### Direction
Omit all images, then return the remaining material exactly as it stands.
========================================================================
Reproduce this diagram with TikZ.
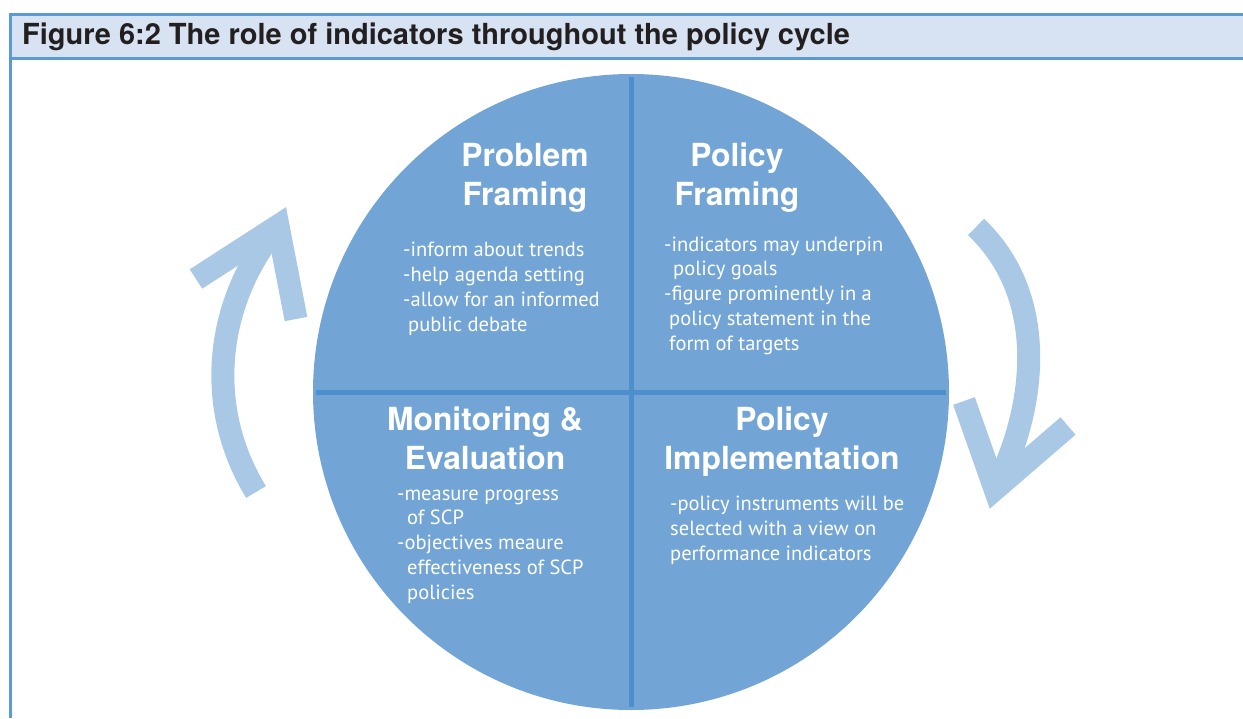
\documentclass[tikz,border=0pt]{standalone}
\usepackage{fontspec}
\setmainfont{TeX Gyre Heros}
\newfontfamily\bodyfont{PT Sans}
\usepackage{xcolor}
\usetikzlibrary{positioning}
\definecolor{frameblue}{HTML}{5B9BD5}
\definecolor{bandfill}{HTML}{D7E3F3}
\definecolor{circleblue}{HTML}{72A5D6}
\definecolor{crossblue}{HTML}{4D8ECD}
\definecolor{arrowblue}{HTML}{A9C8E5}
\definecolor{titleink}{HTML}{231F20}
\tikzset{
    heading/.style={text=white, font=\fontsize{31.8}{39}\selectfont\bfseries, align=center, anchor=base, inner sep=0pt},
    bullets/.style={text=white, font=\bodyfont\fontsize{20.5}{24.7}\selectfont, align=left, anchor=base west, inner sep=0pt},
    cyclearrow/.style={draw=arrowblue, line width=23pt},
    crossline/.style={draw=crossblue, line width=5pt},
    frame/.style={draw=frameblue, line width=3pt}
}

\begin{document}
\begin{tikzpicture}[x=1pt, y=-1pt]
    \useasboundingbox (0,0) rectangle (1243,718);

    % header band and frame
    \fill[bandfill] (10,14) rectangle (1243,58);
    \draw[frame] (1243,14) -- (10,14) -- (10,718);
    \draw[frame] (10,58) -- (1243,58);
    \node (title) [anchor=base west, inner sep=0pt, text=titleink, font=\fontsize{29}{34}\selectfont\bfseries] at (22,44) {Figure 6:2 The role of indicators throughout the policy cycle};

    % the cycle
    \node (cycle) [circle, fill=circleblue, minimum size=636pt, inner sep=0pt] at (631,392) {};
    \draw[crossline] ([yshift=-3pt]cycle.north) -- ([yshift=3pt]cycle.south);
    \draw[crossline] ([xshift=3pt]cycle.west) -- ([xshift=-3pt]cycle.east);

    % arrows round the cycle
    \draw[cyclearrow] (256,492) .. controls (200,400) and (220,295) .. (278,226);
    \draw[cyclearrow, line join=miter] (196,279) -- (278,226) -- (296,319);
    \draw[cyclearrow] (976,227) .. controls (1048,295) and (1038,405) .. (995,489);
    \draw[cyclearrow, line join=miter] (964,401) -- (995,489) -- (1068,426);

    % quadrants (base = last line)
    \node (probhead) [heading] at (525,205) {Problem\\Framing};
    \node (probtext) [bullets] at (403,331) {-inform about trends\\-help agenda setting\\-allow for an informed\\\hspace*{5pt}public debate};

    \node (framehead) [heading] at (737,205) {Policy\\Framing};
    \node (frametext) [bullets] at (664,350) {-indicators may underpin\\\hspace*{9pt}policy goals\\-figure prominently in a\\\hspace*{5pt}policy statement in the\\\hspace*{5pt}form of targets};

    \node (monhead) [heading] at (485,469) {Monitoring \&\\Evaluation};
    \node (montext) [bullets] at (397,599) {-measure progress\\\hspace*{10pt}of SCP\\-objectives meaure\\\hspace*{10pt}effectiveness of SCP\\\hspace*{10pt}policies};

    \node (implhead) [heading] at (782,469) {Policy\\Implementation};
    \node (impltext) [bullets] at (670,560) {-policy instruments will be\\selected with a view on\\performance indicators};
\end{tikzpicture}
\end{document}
========================================================================
### Written solution
Reproduce this diagram with TikZ.
\documentclass[tikz,border=0pt]{standalone}
\usepackage{fontspec}
\setmainfont{TeX Gyre Heros}
\newfontfamily\bodyfont{PT Sans}
\usepackage{xcolor}
\usetikzlibrary{positioning}
\definecolor{frameblue}{HTML}{5B9BD5}
\definecolor{bandfill}{HTML}{D7E3F3}
\definecolor{circleblue}{HTML}{72A5D6}
\definecolor{crossblue}{HTML}{4D8ECD}
\definecolor{arrowblue}{HTML}{A9C8E5}
\definecolor{titleink}{HTML}{231F20}
\tikzset{
    heading/.style={text=white, font=\fontsize{31.8}{39}\selectfont\bfseries, align=center, anchor=base, inner sep=0pt},
    bullets/.style={text=white, font=\bodyfont\fontsize{20.5}{24.7}\selectfont, align=left, anchor=base west, inner sep=0pt},
    cyclearrow/.style={draw=arrowblue, line width=23pt},
    crossline/.style={draw=crossblue, line width=5pt},
    frame/.style={draw=frameblue, line width=3pt}
}

\begin{document}
\begin{tikzpicture}[x=1pt, y=-1pt]
    \useasboundingbox (0,0) rectangle (1243,718);

    % header band and frame
    \fill[bandfill] (10,14) rectangle (1243,58);
    \draw[frame] (1243,14) -- (10,14) -- (10,718);
    \draw[frame] (10,58) -- (1243,58);
    \node (title) [anchor=base west, inner sep=0pt, text=titleink, font=\fontsize{29}{34}\selectfont\bfseries] at (22,44) {Figure 6:2 The role of indicators throughout the policy cycle};

    % the cycle
    \node (cycle) [circle, fill=circleblue, minimum size=636pt, inner sep=0pt] at (631,392) {};
    \draw[crossline] ([yshift=-3pt]cycle.north) -- ([yshift=3pt]cycle.south);
    \draw[crossline] ([xshift=3pt]cycle.west) -- ([xshift=-3pt]cycle.east);

    % arrows round the cycle
    \draw[cyclearrow] (256,492) .. controls (200,400) and (220,295) .. (278,226);
    \draw[cyclearrow, line join=miter] (196,279) -- (278,226) -- (296,319);
    \draw[cyclearrow] (976,227) .. controls (1048,295) and (1038,405) .. (995,489);
    \draw[cyclearrow, line join=miter] (964,401) -- (995,489) -- (1068,426);

    % quadrants (base = last line)
    \node (probhead) [heading] at (525,205) {Problem\\Framing};
    \node (probtext) [bullets] at (403,331) {-inform about trends\\-help agenda setting\\-allow for an informed\\\hspace*{5pt}public debate};

    \node (framehead) [heading] at (737,205) {Policy\\Framing};
    \node (frametext) [bullets] at (664,350) {-indicators may underpin\\\hspace*{9pt}policy goals\\-figure prominently in a\\\hspace*{5pt}policy statement in the\\\hspace*{5pt}form of targets};

    \node (monhead) [heading] at (485,469) {Monitoring \&\\Evaluation};
    \node (montext) [bullets] at (397,599) {-measure progress\\\hspace*{10pt}of SCP\\-objectives meaure\\\hspace*{10pt}effectiveness of SCP\\\hspace*{10pt}policies};

    \node (implhead) [heading] at (782,469) {Policy\\Implementation};
    \node (impltext) [bullets] at (670,560) {-policy instruments will be\\selected with a view on\\performance indicators};
\end{tikzpicture}
\end{document}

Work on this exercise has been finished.